Thomas James Barnhart insisted he'd received a Purple Heart as he entered a guilty plea to violating the Stolen Valor Act. According to a report in The Roanoke [Virginia] Times, the 58-year-old Barnhart insisted in U.S. District Court in Roanoke, “I was given a Purple Heart with no paperwork in Vietnam, so it was as if I had made up the award myself."
According to Assistant U.S. Attorney Jake Jacobsen, Barnhart, who lives in the Norfolk area, didn't stop with one Purple Heart. In paperwork filed when he transferred from the Navy to the Coast Guard, then in applications for disability benefits, Barnhart claimed an impressive list or awards and affiliations, including having served as a Navy SEAL, earning five Purple Hearts as well as Bronze and Silver Stars.
The Times quoted Jacobsen, who said Barnhart also improperly sought benefits. In 1991 and 2005, Barnhart told Veterans Affairs interviewers tales of combat missions and a pilot dying in his arms. He said he'd been nominated for the Medal of Honor, the highest award for valor.
Records show that Barnhart did serve in the Navy from 1969 to 1979 and the Coast Guard until 1990. However, he earned only one medal for offshore duty during the Vietnam War. There was no record of combat or combat awards.

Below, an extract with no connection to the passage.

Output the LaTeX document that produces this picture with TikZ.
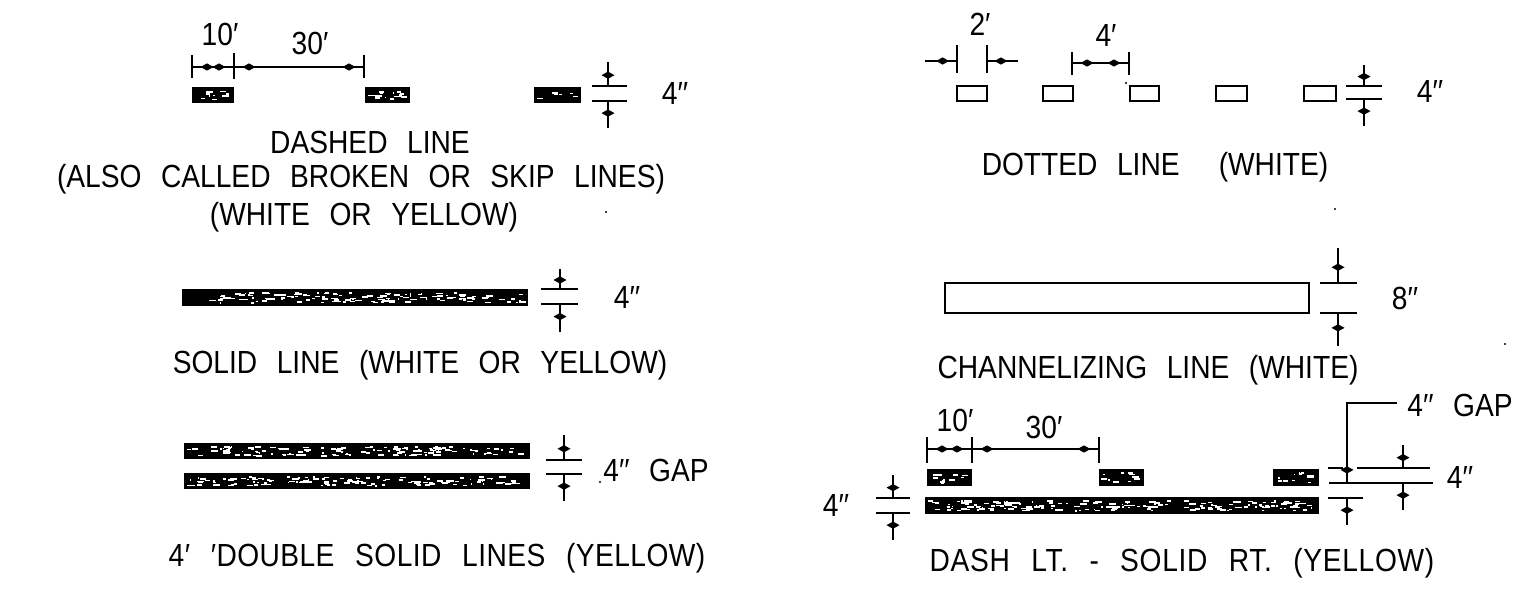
\documentclass[tikz,border=0pt]{standalone}
\usepackage{fontspec}
\usetikzlibrary{decorations.markings}
\newfontfamily\lab{Liberation Sans}[FakeStretch=0.88,WordSpace=2.5]
\tikzset{
  x=1pt,y=-1pt,
  every node/.style={inner sep=0pt,outer sep=0pt},
  label text/.style={font=\lab\fontsize{32}{32}\selectfont,text=black,anchor=center},
  dimline/.style={draw=black,line width=1.7pt},
  tickline/.style={draw=black,line width=1.5pt},
  blob/.pic={\fill[black] (-6.5pt,0pt) -- (0pt,3.6pt) -- (6.5pt,0pt) -- (0pt,-3.6pt) -- cycle;},
  tipped/.style={draw=black,line width=1.6pt,postaction={decorate},
    decoration={markings,mark=at position 0.55 with {\pic{blob};}}},
  bothtips/.style={draw=black,line width=1.6pt,postaction={decorate},
    decoration={markings,mark=at position 15pt with {\pic{blob};},mark=at position -15pt with {\pic{blob};}}},
  darkbar/.style={fill=black,draw=none,rectangle},
  openbar/.style={fill=white,draw=black,line width=1.9pt,rectangle},
  speck/.style={fill=black,draw=none,circle,minimum size=2.4pt}
}
\pgfmathsetseed{4217}
% name, x1, y1, x2, y2, speck count
\newcommand{\speckbar}[6]{%
  \node[darkbar,minimum width={(#4-#2)*1pt},minimum height={(#5-#3)*1pt}] (#1) at ({(#2+#4)/2},{(#3+#5)/2}) {};
  \foreach \i in {1,...,#6}{%
    \pgfmathsetmacro\sx{#2+2+rnd*(#4-#2-10)}%
    \pgfmathsetmacro\sy{#3+3+rnd*(#5-#3-7)}%
    \pgfmathsetmacro\sw{1+rnd*6}%
    \fill[white] (\sx,\sy) rectangle ++(\sw,1.6);
  }%
}
% name, x1, y1, x2, y2
\newcommand{\openbox}[5]{%
  \node[openbar,minimum width={(#4-#2)*1pt},minimum height={(#5-#3)*1pt}] (#1) at ({(#2+#4)/2},{(#3+#5)/2}) {};
}
% name, xc, xl, xr, y1, y2, arrow top y, arrow bottom y
\newcommand{\vdim}[8]{%
  \coordinate (#1la) at (#3,#5); \coordinate (#1ra) at (#4,#5);
  \coordinate (#1lb) at (#3,#6); \coordinate (#1rb) at (#4,#6);
  \coordinate (#1ua) at (#2,#7); \coordinate (#1ub) at (#2,#5);
  \coordinate (#1da) at (#2,#8); \coordinate (#1db) at (#2,#6);
  \draw[dimline] (#1la) -- (#1ra);
  \draw[dimline] (#1lb) -- (#1rb);
  \draw[tipped] (#1ua) -- (#1ub);
  \draw[tipped] (#1da) -- (#1db);
}
% name, x, y top, y bottom
\newcommand{\dimtick}[4]{%
  \coordinate (#1t) at (#2,#3); \coordinate (#1b) at (#2,#4);
  \draw[tickline] (#1t) -- (#1b);
}
\begin{document}
\begin{tikzpicture}
\useasboundingbox (0,0) rectangle (1521,600);
\fill[white] (0,0) rectangle (1521,600);

% ---- Dashed line
\speckbar{da}{192}{87}{234}{103}{10}
\speckbar{db}{365}{87}{410}{103}{14}
\speckbar{dc}{534}{87}{581}{103}{6}
\dimtick{dt1}{192}{55}{78}
\dimtick{dt2}{234}{53}{79}
\dimtick{dt3}{364}{55}{78}
\coordinate (dm1) at (192,67); \coordinate (dm2) at (234,67); \coordinate (dm3) at (364,67);
\draw[bothtips] (dm1) -- (dm2);
\draw[bothtips] (dm2) -- (dm3);
\vdim{dv}{608}{592}{627}{86}{101}{62}{128}
\node[label text] (t10a) at (220,34) {10′};
\node[label text] (t30a) at (310,43) {30′};
\node[label text] (t4a) at (675,93) {4′′};
\node[label text] (tda) at (370,142) {DASHED LINE};
\node[label text] (tdb) at (361,179) {(ALSO CALLED BROKEN OR SKIP LINES)};
\node[label text] (tdc) at (364,217) {(WHITE OR YELLOW)};

% ---- Solid line
\speckbar{sl}{182}{289}{528}{306}{130}
\vdim{sv}{560}{541}{578}{289}{304}{269}{332}
\node[label text] (t4s) at (627,297) {4′′};
\node[label text] (ts) at (420,365) {SOLID LINE (WHITE OR YELLOW)};

% ---- Double solid
\speckbar{ua}{184}{443}{530}{459}{130}
\speckbar{ub}{184}{473}{530}{489}{130}
\vdim{uv}{564}{546}{582}{460}{474}{435}{501}
\node[label text] (t4u) at (656,470) {4′′ GAP};
\node[label text] (tu) at (437,558) {\addfontfeature{LetterSpace=1.4}4′ ′DOUBLE SOLID LINES (YELLOW)};

% ---- Dotted line
\openbox{oa}{957}{86}{987}{101}
\openbox{ob}{1043}{86}{1073}{101}
\openbox{oc}{1130}{86}{1159}{101}
\openbox{od}{1216}{86}{1247}{101}
\openbox{oe}{1304}{86}{1336}{101}
\dimtick{ot1}{957}{45}{73}
\dimtick{ot2}{987}{45}{73}
\dimtick{ot3}{1072}{52}{75}
\dimtick{ot4}{1129}{52}{75}
\coordinate (of1) at (925,61); \coordinate (on1) at (957,61);
\coordinate (of2) at (1018,61); \coordinate (on2) at (987,61);
\draw[tipped] (of1) -- (on1);
\draw[tipped] (of2) -- (on2);
\coordinate (om1) at (1072,63); \coordinate (om2) at (1129,63);
\draw[bothtips] (om1) -- (om2);
\vdim{ov}{1364}{1346}{1382}{86}{99}{65}{126}
\node[label text] (t2o) at (980,24) {2′};
\node[label text] (t4o) at (1106,35) {4′};
\node[label text] (t4p) at (1430,91) {4′′};
\node[label text] (to) at (1155,167) {DOTTED LINE\ \ (WHITE)};

% ---- Channelizing line
\openbox{cl}{945}{283}{1309}{313}
\vdim{cv}{1338}{1320}{1357}{283}{313}{248}{346}
\node[label text] (t8c) at (1405,298) {8′′};
\node[label text] (tc) at (1148,370) {CHANNELIZING LINE (WHITE)};

% ---- Dash left, solid right
\speckbar{ea}{927}{469}{972}{486}{12}
\speckbar{eb}{1099}{469}{1144}{486}{10}
\speckbar{ec}{1273}{469}{1319}{486}{12}
\speckbar{ef}{925}{497}{1319}{514}{170}
\dimtick{et1}{927}{437}{463}
\dimtick{et2}{972}{437}{463}
\dimtick{et3}{1099}{437}{463}
\coordinate (em1) at (927,449); \coordinate (em2) at (972,449); \coordinate (em3) at (1099,449);
\draw[bothtips] (em1) -- (em2);
\draw[bothtips] (em2) -- (em3);
\vdim{el}{893}{876}{910}{498}{513}{475}{540}
% right-hand stacked dimensions
\coordinate (g1) at (1328,468); \coordinate (g2) at (1343,468);
\coordinate (g3) at (1357,468); \coordinate (g4) at (1430,468);
\coordinate (g5) at (1329,483); \coordinate (g6) at (1433,483);
\coordinate (g7) at (1328,498); \coordinate (g8) at (1363,498);
\draw[dimline] (g1) -- (g2);
\draw[dimline] (g3) -- (g4);
\draw[dimline] (g5) -- (g6);
\draw[dimline] (g7) -- (g8);
\coordinate (l1) at (1397,403); \coordinate (l2) at (1347,403); \coordinate (l3) at (1347,483);
\draw[dimline] (l1) -- (l2) -- (l3);
\coordinate (l3b) at (1347,478); \coordinate (l3a) at (1347,460);
\draw[tipped] (l3a) -- (l3b);
\coordinate (l4) at (1347,525); \coordinate (l5) at (1347,498);
\draw[tipped] (l4) -- (l5);
\coordinate (r1) at (1403,445); \coordinate (r2) at (1403,468);
\coordinate (r3) at (1403,510); \coordinate (r4) at (1403,483);
\draw[tipped] (r1) -- (r2);
\draw[tipped] (r3) -- (r4);
\node[label text] (t10e) at (955,420) {10′};
\node[label text] (t30e) at (1044,427) {30′};
\node[label text] (t4g) at (1460,405) {4′′ GAP};
\node[label text] (t4r) at (1460,477) {4′′};
\node[label text] (t4l) at (836,505) {4′′};
\node[label text] (te) at (1182,563) {\addfontfeature{LetterSpace=2.2}DASH LT. - SOLID RT. (YELLOW)};

% ---- stray specks of the scan
\node[speck] (s1) at (606,212) {};
\node[speck] (s2) at (1126,83) {};
\node[speck] (s3) at (1335,209) {};
\node[speck] (s4) at (1505,344) {};
\node[speck] (s5) at (600,482) {};
\end{tikzpicture}
\end{document}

Barnhart pleaded guilty to violating federal Stolen Valor legislation by falsely claiming to have been awarded medals. He also pleaded guilty to a felony embezzlement charge tied to $13,923 in disability payments for supposed post-traumatic stress disorder. In a short statement, Barnhart said he'd given the wrong reasons for why he suffered from PTSD, but seemed to defend the diagnosis itself. Judge James Turk accepted Barnhart's guilty pleas and noted that his plea agreement said he would repay the disability payments along with whatever fines and prison term might be imposed. He scheduled sentencing for April 8.